In a beautifully heartbreaking scene, the undead John slowly crawled toward June until she finally pulled out her knife and lovingly ended his undead existence, allowing him a true death. The impact of this loss on her, on Morgan and on the show at large is incalculable.

Garret Dillahunt is an incredible performer who elevated everyone around him. But he was also that intractable moral center. June seemed to find that center with him eventually, but what happens now that he’s dead. Even though Dakota did it, Virginia bears much of the responsibility. And June saved her life!

On top of that, neither Dakota nor Virginia has the capacity to care about John’s life in any meaningful way. He was a tool that is no longer useful, so neither really cares that he’s gone, making it worse for those who do.

Morgan’s vision of reuniting his family is now destroyed forever, and yet he still needs Dakota as leverage. Will he ever be able to trust her?
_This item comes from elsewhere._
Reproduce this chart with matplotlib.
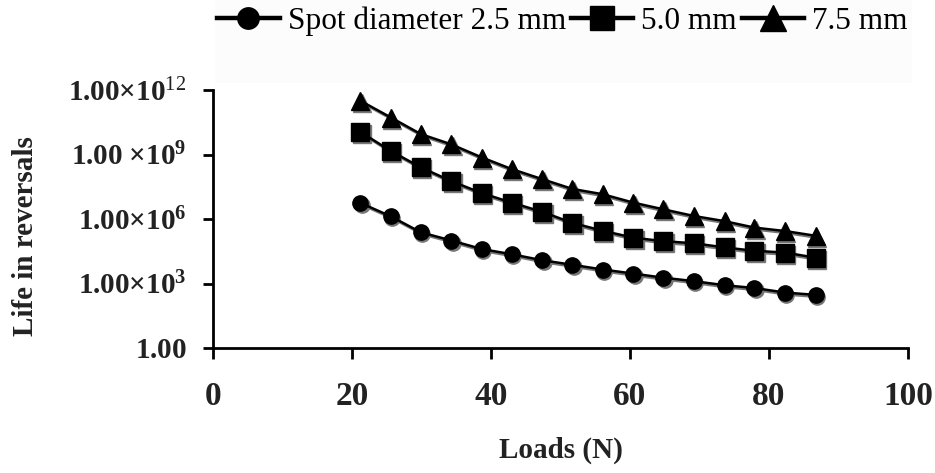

Is there a redemption arc for her, or is she just trade bait now and who cares what happens to her? The moral compass is gone and revenge will start to look pretty good.

Complicating that, Dakota’s behavior wasn’t evil so much as it was just self-serving and indifferent. Is that better? Does that deserve a different kind of consideration than Virginia’s more deliberate attacks?

On top of that, now that Dakota has probably ruined her chances of getting what she wants, what is someone morally bankrupt willing to do in that situation? Could she become even more dangerous, because we know she hates her sister already, and if Morgan and company are no longer the answer, she is a lone wolf with no regard for life. That sounds pretty dangerous.

“Fear the Walking Dead” has never been more dangerous, or exciting, as the season carries on, Sundays at 9 p.m. ET on AMC.